Dow Chemical Company and DuPont disclosed that an international consulting firm has been hired to assist in a further review of the companies.
An activist shareholder and long-time critic of Dow and its CEO Andrew Liveris has suggested that additional spin-offs would unlock more value for shareholders. Liveris plans to step down after the merger.
Current plans call for the combined DowDuPont to divide into three publicly held companies. Two of the companies, including the key agriculture business, is slated to be based in Delaware.
According to a release, the boards of the two companies support a “comprehensive portfolio review for DowDuPont, which is intended to assess current business facts and leverage the knowledge gained over the past year and a half to capture any material value-enhancing opportunities in preparation for the intended creation of three industry-leading companies.”
The boards jointly commenced the review and have engaged McKinsey & Co. to assist the companies in the assessment. The lead independent directors of each company are working together to oversee the process.
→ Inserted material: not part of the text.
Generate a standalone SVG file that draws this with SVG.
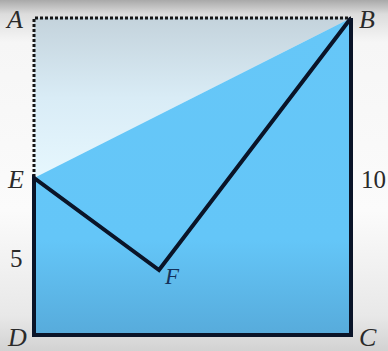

The DowDuPont Board is expected to review the results soon after the merger closes, a release stated.
“Dow and DuPont leadership are committed to maximizing the tremendous value creation potential of the merger and anticipated spins,” said Alexander (Sandy) Cutler, lead director of DuPont. “Our review will provide an in-depth look at the portfolio mix and alignment across divisions to ensure we capitalize on all value-enhancing opportunities. The output of the review will be an immediate focus for the DowDuPont Board following merger close. If the results of our review demonstrate there is net greater long-term value creation to be realized through a change in the portfolio, it will be pursued.”
The companies still expect to close the merger in August, with the spin-offs to occur within 18 months of closing.